- _Stored data_:
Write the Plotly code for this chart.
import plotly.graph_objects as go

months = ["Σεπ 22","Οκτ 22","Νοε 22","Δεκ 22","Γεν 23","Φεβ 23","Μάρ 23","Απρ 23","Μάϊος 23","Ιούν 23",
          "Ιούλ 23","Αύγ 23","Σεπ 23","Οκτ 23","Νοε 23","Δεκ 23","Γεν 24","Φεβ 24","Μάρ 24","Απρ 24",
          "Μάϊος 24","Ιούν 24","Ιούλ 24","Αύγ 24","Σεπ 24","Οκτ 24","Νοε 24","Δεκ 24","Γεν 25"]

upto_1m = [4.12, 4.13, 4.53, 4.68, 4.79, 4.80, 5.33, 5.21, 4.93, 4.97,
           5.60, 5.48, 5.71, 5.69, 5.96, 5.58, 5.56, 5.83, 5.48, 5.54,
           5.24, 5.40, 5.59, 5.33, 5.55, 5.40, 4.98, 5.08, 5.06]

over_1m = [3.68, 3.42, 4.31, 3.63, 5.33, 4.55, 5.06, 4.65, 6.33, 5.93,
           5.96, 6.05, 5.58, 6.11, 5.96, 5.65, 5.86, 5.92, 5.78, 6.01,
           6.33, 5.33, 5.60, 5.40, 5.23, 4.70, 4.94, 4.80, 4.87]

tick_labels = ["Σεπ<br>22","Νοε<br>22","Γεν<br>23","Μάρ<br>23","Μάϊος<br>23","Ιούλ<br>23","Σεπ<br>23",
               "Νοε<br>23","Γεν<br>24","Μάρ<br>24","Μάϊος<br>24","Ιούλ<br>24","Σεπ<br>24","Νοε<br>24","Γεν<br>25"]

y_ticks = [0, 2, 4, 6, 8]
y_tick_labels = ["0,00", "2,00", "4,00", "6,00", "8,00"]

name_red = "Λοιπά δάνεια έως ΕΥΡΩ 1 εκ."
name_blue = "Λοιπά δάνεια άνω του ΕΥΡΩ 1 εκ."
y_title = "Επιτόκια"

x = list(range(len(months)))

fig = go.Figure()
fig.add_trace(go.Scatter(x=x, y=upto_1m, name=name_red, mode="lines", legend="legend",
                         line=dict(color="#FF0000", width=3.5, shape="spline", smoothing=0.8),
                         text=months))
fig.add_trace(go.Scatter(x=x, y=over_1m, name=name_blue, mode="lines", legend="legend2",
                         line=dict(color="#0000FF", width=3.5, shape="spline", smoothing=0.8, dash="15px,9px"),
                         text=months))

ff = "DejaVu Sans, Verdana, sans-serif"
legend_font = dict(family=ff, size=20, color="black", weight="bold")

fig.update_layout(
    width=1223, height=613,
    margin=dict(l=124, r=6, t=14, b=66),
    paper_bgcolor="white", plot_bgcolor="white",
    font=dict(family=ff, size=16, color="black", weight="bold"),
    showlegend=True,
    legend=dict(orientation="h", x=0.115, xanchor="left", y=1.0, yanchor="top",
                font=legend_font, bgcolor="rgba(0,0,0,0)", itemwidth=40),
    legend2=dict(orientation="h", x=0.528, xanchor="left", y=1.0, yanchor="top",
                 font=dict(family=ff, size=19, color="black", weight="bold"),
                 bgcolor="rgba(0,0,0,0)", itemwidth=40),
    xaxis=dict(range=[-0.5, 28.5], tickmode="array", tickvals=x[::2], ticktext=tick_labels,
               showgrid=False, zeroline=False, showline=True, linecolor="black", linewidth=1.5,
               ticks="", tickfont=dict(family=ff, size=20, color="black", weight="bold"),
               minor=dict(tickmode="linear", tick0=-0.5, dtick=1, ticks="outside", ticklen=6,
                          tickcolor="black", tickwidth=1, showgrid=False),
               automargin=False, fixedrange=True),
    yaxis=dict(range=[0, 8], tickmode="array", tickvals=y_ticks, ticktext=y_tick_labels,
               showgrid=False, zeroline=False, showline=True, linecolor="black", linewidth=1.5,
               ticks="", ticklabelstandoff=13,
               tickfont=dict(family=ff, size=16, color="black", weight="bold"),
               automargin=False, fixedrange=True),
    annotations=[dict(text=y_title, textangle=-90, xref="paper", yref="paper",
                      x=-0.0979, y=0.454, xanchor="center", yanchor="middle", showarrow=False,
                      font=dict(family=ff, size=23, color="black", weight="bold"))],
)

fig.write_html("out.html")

- _What the exercise asks_:
Nothing should be changed: write out all of the data as is.

- _Task output_:
Write the Plotly code for this chart.
import plotly.graph_objects as go

months = ["Σεπ 22","Οκτ 22","Νοε 22","Δεκ 22","Γεν 23","Φεβ 23","Μάρ 23","Απρ 23","Μάϊος 23","Ιούν 23",
          "Ιούλ 23","Αύγ 23","Σεπ 23","Οκτ 23","Νοε 23","Δεκ 23","Γεν 24","Φεβ 24","Μάρ 24","Απρ 24",
          "Μάϊος 24","Ιούν 24","Ιούλ 24","Αύγ 24","Σεπ 24","Οκτ 24","Νοε 24","Δεκ 24","Γεν 25"]

upto_1m = [4.12, 4.13, 4.53, 4.68, 4.79, 4.80, 5.33, 5.21, 4.93, 4.97,
           5.60, 5.48, 5.71, 5.69, 5.96, 5.58, 5.56, 5.83, 5.48, 5.54,
           5.24, 5.40, 5.59, 5.33, 5.55, 5.40, 4.98, 5.08, 5.06]

over_1m = [3.68, 3.42, 4.31, 3.63, 5.33, 4.55, 5.06, 4.65, 6.33, 5.93,
           5.96, 6.05, 5.58, 6.11, 5.96, 5.65, 5.86, 5.92, 5.78, 6.01,
           6.33, 5.33, 5.60, 5.40, 5.23, 4.70, 4.94, 4.80, 4.87]

tick_labels = ["Σεπ<br>22","Νοε<br>22","Γεν<br>23","Μάρ<br>23","Μάϊος<br>23","Ιούλ<br>23","Σεπ<br>23",
               "Νοε<br>23","Γεν<br>24","Μάρ<br>24","Μάϊος<br>24","Ιούλ<br>24","Σεπ<br>24","Νοε<br>24","Γεν<br>25"]

y_ticks = [0, 2, 4, 6, 8]
y_tick_labels = ["0,00", "2,00", "4,00", "6,00", "8,00"]

name_red = "Λοιπά δάνεια έως ΕΥΡΩ 1 εκ."
name_blue = "Λοιπά δάνεια άνω του ΕΥΡΩ 1 εκ."
y_title = "Επιτόκια"

x = list(range(len(months)))

fig = go.Figure()
fig.add_trace(go.Scatter(x=x, y=upto_1m, name=name_red, mode="lines", legend="legend",
                         line=dict(color="#FF0000", width=3.5, shape="spline", smoothing=0.8),
                         text=months))
fig.add_trace(go.Scatter(x=x, y=over_1m, name=name_blue, mode="lines", legend="legend2",
                         line=dict(color="#0000FF", width=3.5, shape="spline", smoothing=0.8, dash="15px,9px"),
                         text=months))

ff = "DejaVu Sans, Verdana, sans-serif"
legend_font = dict(family=ff, size=20, color="black", weight="bold")

fig.update_layout(
    width=1223, height=613,
    margin=dict(l=124, r=6, t=14, b=66),
    paper_bgcolor="white", plot_bgcolor="white",
    font=dict(family=ff, size=16, color="black", weight="bold"),
    showlegend=True,
    legend=dict(orientation="h", x=0.115, xanchor="left", y=1.0, yanchor="top",
                font=legend_font, bgcolor="rgba(0,0,0,0)", itemwidth=40),
    legend2=dict(orientation="h", x=0.528, xanchor="left", y=1.0, yanchor="top",
                 font=dict(family=ff, size=19, color="black", weight="bold"),
                 bgcolor="rgba(0,0,0,0)", itemwidth=40),
    xaxis=dict(range=[-0.5, 28.5], tickmode="array", tickvals=x[::2], ticktext=tick_labels,
               showgrid=False, zeroline=False, showline=True, linecolor="black", linewidth=1.5,
               ticks="", tickfont=dict(family=ff, size=20, color="black", weight="bold"),
               minor=dict(tickmode="linear", tick0=-0.5, dtick=1, ticks="outside", ticklen=6,
                          tickcolor="black", tickwidth=1, showgrid=False),
               automargin=False, fixedrange=True),
    yaxis=dict(range=[0, 8], tickmode="array", tickvals=y_ticks, ticktext=y_tick_labels,
               showgrid=False, zeroline=False, showline=True, linecolor="black", linewidth=1.5,
               ticks="", ticklabelstandoff=13,
               tickfont=dict(family=ff, size=16, color="black", weight="bold"),
               automargin=False, fixedrange=True),
    annotations=[dict(text=y_title, textangle=-90, xref="paper", yref="paper",
                      x=-0.0979, y=0.454, xanchor="center", yanchor="middle", showarrow=False,
                      font=dict(family=ff, size=23, color="black", weight="bold"))],
)

fig.write_html("out.html")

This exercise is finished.